When you play as the Weyland Consortium, the question isn’t whether or not you’ll have credits; the question is what you’ll do with them.

No One Is Safe

So what does the Weyland Consortium do with all its money? It buys power.

I like to think that Weyland execs plan a wide variety of different ways to use their nearly inexhaustible supply of credits to buy all the power and influence they need to look into their enemies’ doomed and terrified faces and state, cooly, “I’m going to destroy you. And possibly everything you love if it suits my interests. But definitely you. Whenever and however I feel like it.”

Then they go back to the office and spend some spare change on the PR (or extortion) necessary to assure the rest of the population that any rumors they may have heard are completely unfounded and not worth their time.

This means that the Weyland faction satisfies a uniquely aggressive, authoritarian impulse that the other Corp factions just don’t. Most Corps rely on a certain level of subterfuge to score their agendas: Is that card with two advancement tokens an agenda or an ambush? Is that unrezzed ice a harmless barrier or a program-trashing sentry? They can’t always protect their agendas, but they must always do their best to convince the Runner that the cards in their servers are, in fact, well-protected… or that they’re not agendas.

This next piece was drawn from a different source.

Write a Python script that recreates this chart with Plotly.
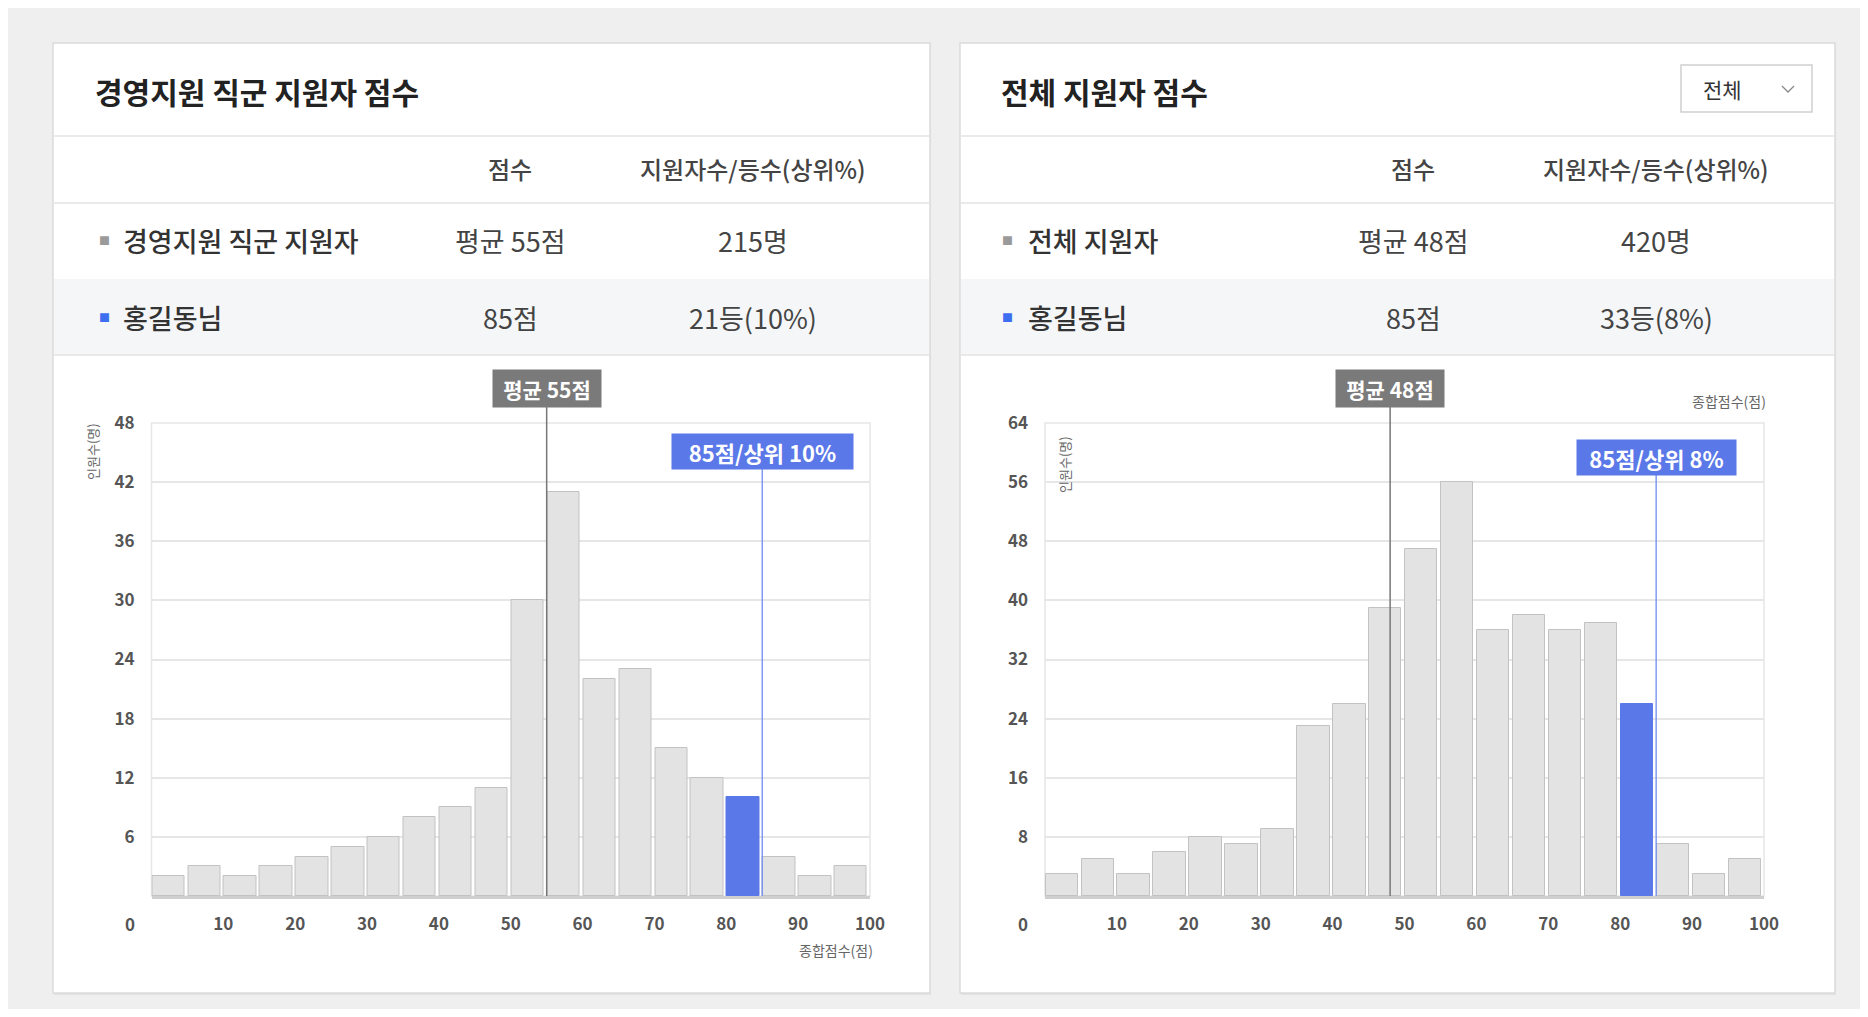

On the other hand, Weyland could play with their agendas face-up and it would make very little difference. Weyland could throw six points worth of agendas in its archives, and it would only serve to convince a Runner to leave the archives alone.

Why? Because all of that cool Criminal confidence, all of that carefree Anarch boasting, and all of that studious Shaper preparation mean nothing to Weyland’s ruthless arsenal of meat-damage inflicting cards. Jinteki may tax your grip with relentless net damage and Haas-Bioroid’s bioroids may gradually fry your brain, but Weyland will straight-up murder you. And they will spare no expense to do so, because “expense” is only a meaningful concept if your funds are finite.

Weyland will murder you, and then they will deploy their legion of black ops cleaners and PR geniuses to make sure no one remembers you ever existed.

There are just two cards at the crux of Weyland’s murder brigade: Scorched Earth (Core Set, 99) and Punitive Counterstrike.

Cards like Dedicated Response Team (Future Proof, 118) and The Cleaners (Second Thoughts, 36) may also contribute to the general aura of terror surrounding a good Weyland deck. They can soften the Runner up or put the nail in his coffin, but Scorched Earth and Punitive Counterstrike are so potent as the faction’s core retaliatory threat that you don’t even have to put them in your deck. There’s a good chance that as soon as you reveal your identity to a Runner, that Runner’s going to start drawing cards until he finds a Plascrete Carapace (What Lies Ahead, 9), and that sort of fear can give you all the time you need to install a solid wall of ice in front of your central servers or start looking for your hardware-destruction cards.

Yes, in addition to owning all the best means of doling out lethal quantities of meat damage, Weyland also boasts the necessary tools to make sure that Runners can’t do anything to protect themselves. Not only will Power Grid Overload (Trace Amount, 37) and Taurus (Upstalk, 9) destroy their body armor and leave them praying for a quick end beneath a falling asteroid, but Swarm, Archer (Core Set, 101), and even a well-timed Burke Bugs (Future Proof, 119) will trash their programs.

As the Weyland Consortium, it’s your job to remind those impudent thieves that those funds are yours because you earned them, and you intend to protect what’s yours. It always seems to happen that, in the final moments, every single thing that those Runners see around them belongs to the Weyland Consortium. Then… The End.